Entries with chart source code

------------

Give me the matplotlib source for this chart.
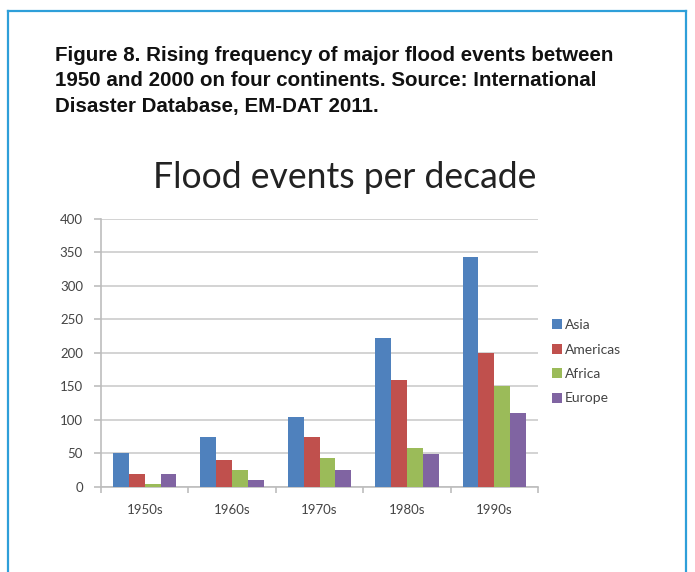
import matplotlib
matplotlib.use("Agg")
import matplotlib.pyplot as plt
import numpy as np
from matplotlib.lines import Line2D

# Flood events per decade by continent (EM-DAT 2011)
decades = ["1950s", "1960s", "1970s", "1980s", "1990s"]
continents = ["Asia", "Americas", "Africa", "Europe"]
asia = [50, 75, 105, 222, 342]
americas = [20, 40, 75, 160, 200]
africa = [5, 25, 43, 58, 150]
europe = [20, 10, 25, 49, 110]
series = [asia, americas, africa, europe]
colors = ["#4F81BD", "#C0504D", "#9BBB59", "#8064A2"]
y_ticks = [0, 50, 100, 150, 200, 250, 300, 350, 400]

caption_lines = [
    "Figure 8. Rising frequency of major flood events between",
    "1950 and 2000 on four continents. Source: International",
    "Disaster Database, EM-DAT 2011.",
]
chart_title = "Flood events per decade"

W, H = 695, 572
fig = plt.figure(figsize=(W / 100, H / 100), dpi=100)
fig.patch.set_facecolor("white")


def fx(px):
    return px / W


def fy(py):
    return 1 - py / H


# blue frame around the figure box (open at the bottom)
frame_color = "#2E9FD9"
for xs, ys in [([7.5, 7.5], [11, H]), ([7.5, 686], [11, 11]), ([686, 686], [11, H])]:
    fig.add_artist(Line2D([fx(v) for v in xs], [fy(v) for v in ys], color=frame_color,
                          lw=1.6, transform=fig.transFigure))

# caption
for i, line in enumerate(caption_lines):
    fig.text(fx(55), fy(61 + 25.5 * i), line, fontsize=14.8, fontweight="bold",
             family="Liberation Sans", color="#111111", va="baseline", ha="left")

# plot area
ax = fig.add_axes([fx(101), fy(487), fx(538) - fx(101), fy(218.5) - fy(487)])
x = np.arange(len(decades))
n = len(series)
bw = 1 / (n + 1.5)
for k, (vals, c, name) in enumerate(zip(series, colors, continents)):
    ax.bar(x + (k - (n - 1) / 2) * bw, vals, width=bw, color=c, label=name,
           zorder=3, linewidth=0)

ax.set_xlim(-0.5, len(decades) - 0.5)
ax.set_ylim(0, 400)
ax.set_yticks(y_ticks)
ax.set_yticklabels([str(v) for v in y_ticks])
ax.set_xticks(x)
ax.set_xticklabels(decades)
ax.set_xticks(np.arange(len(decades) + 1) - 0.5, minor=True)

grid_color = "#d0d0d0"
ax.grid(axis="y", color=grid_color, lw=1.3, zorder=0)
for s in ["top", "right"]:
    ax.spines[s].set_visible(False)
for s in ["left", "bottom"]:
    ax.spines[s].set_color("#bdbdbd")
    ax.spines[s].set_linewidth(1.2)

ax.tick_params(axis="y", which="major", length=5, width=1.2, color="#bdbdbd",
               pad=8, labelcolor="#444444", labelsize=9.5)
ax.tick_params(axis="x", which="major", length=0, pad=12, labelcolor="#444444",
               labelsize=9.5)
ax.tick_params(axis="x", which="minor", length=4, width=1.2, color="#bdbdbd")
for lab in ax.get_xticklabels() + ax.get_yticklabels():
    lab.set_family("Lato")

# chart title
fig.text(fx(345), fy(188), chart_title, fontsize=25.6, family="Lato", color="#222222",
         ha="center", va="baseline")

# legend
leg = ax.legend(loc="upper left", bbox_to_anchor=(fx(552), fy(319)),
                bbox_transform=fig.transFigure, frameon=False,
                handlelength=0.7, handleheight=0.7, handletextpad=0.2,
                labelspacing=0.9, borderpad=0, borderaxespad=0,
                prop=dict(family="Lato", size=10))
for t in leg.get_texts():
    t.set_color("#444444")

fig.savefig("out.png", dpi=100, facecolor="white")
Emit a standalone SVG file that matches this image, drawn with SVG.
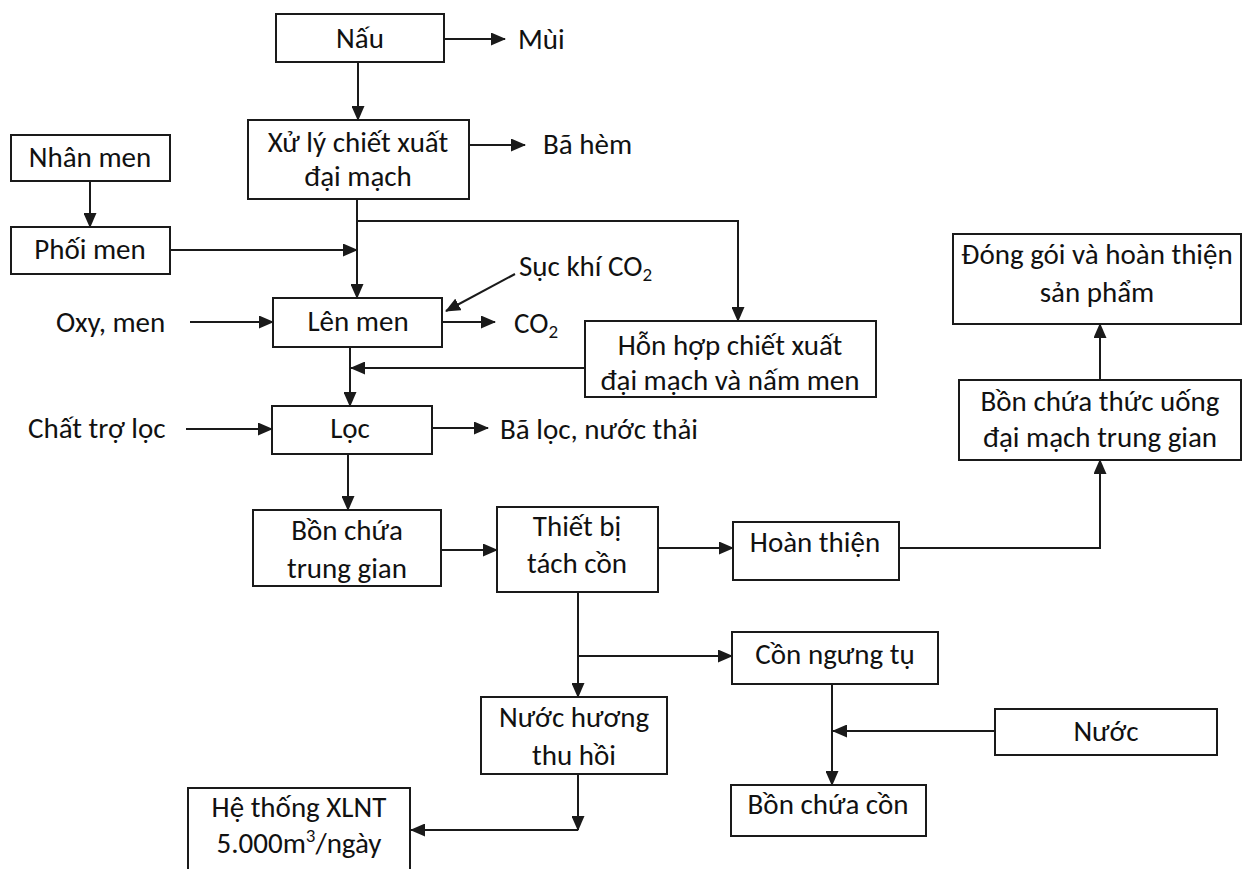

------------

*PROBLEM TO SOLVE*
Each line above is to be copied verbatim. Drop any image from the copy.

*CORRECT ANSWER*
Give me the matplotlib source for this chart.
import matplotlib
matplotlib.use("Agg")
import matplotlib.pyplot as plt
import numpy as np
from matplotlib.lines import Line2D

# Flood events per decade by continent (EM-DAT 2011)
decades = ["1950s", "1960s", "1970s", "1980s", "1990s"]
continents = ["Asia", "Americas", "Africa", "Europe"]
asia = [50, 75, 105, 222, 342]
americas = [20, 40, 75, 160, 200]
africa = [5, 25, 43, 58, 150]
europe = [20, 10, 25, 49, 110]
series = [asia, americas, africa, europe]
colors = ["#4F81BD", "#C0504D", "#9BBB59", "#8064A2"]
y_ticks = [0, 50, 100, 150, 200, 250, 300, 350, 400]

caption_lines = [
    "Figure 8. Rising frequency of major flood events between",
    "1950 and 2000 on four continents. Source: International",
    "Disaster Database, EM-DAT 2011.",
]
chart_title = "Flood events per decade"

W, H = 695, 572
fig = plt.figure(figsize=(W / 100, H / 100), dpi=100)
fig.patch.set_facecolor("white")


def fx(px):
    return px / W


def fy(py):
    return 1 - py / H


# blue frame around the figure box (open at the bottom)
frame_color = "#2E9FD9"
for xs, ys in [([7.5, 7.5], [11, H]), ([7.5, 686], [11, 11]), ([686, 686], [11, H])]:
    fig.add_artist(Line2D([fx(v) for v in xs], [fy(v) for v in ys], color=frame_color,
                          lw=1.6, transform=fig.transFigure))

# caption
for i, line in enumerate(caption_lines):
    fig.text(fx(55), fy(61 + 25.5 * i), line, fontsize=14.8, fontweight="bold",
             family="Liberation Sans", color="#111111", va="baseline", ha="left")

# plot area
ax = fig.add_axes([fx(101), fy(487), fx(538) - fx(101), fy(218.5) - fy(487)])
x = np.arange(len(decades))
n = len(series)
bw = 1 / (n + 1.5)
for k, (vals, c, name) in enumerate(zip(series, colors, continents)):
    ax.bar(x + (k - (n - 1) / 2) * bw, vals, width=bw, color=c, label=name,
           zorder=3, linewidth=0)

ax.set_xlim(-0.5, len(decades) - 0.5)
ax.set_ylim(0, 400)
ax.set_yticks(y_ticks)
ax.set_yticklabels([str(v) for v in y_ticks])
ax.set_xticks(x)
ax.set_xticklabels(decades)
ax.set_xticks(np.arange(len(decades) + 1) - 0.5, minor=True)

grid_color = "#d0d0d0"
ax.grid(axis="y", color=grid_color, lw=1.3, zorder=0)
for s in ["top", "right"]:
    ax.spines[s].set_visible(False)
for s in ["left", "bottom"]:
    ax.spines[s].set_color("#bdbdbd")
    ax.spines[s].set_linewidth(1.2)

ax.tick_params(axis="y", which="major", length=5, width=1.2, color="#bdbdbd",
               pad=8, labelcolor="#444444", labelsize=9.5)
ax.tick_params(axis="x", which="major", length=0, pad=12, labelcolor="#444444",
               labelsize=9.5)
ax.tick_params(axis="x", which="minor", length=4, width=1.2, color="#bdbdbd")
for lab in ax.get_xticklabels() + ax.get_yticklabels():
    lab.set_family("Lato")

# chart title
fig.text(fx(345), fy(188), chart_title, fontsize=25.6, family="Lato", color="#222222",
         ha="center", va="baseline")

# legend
leg = ax.legend(loc="upper left", bbox_to_anchor=(fx(552), fy(319)),
                bbox_transform=fig.transFigure, frameon=False,
                handlelength=0.7, handleheight=0.7, handletextpad=0.2,
                labelspacing=0.9, borderpad=0, borderaxespad=0,
                prop=dict(family="Lato", size=10))
for t in leg.get_texts():
    t.set_color("#444444")

fig.savefig("out.png", dpi=100, facecolor="white")
Emit a standalone SVG file that matches this image, drawn with SVG.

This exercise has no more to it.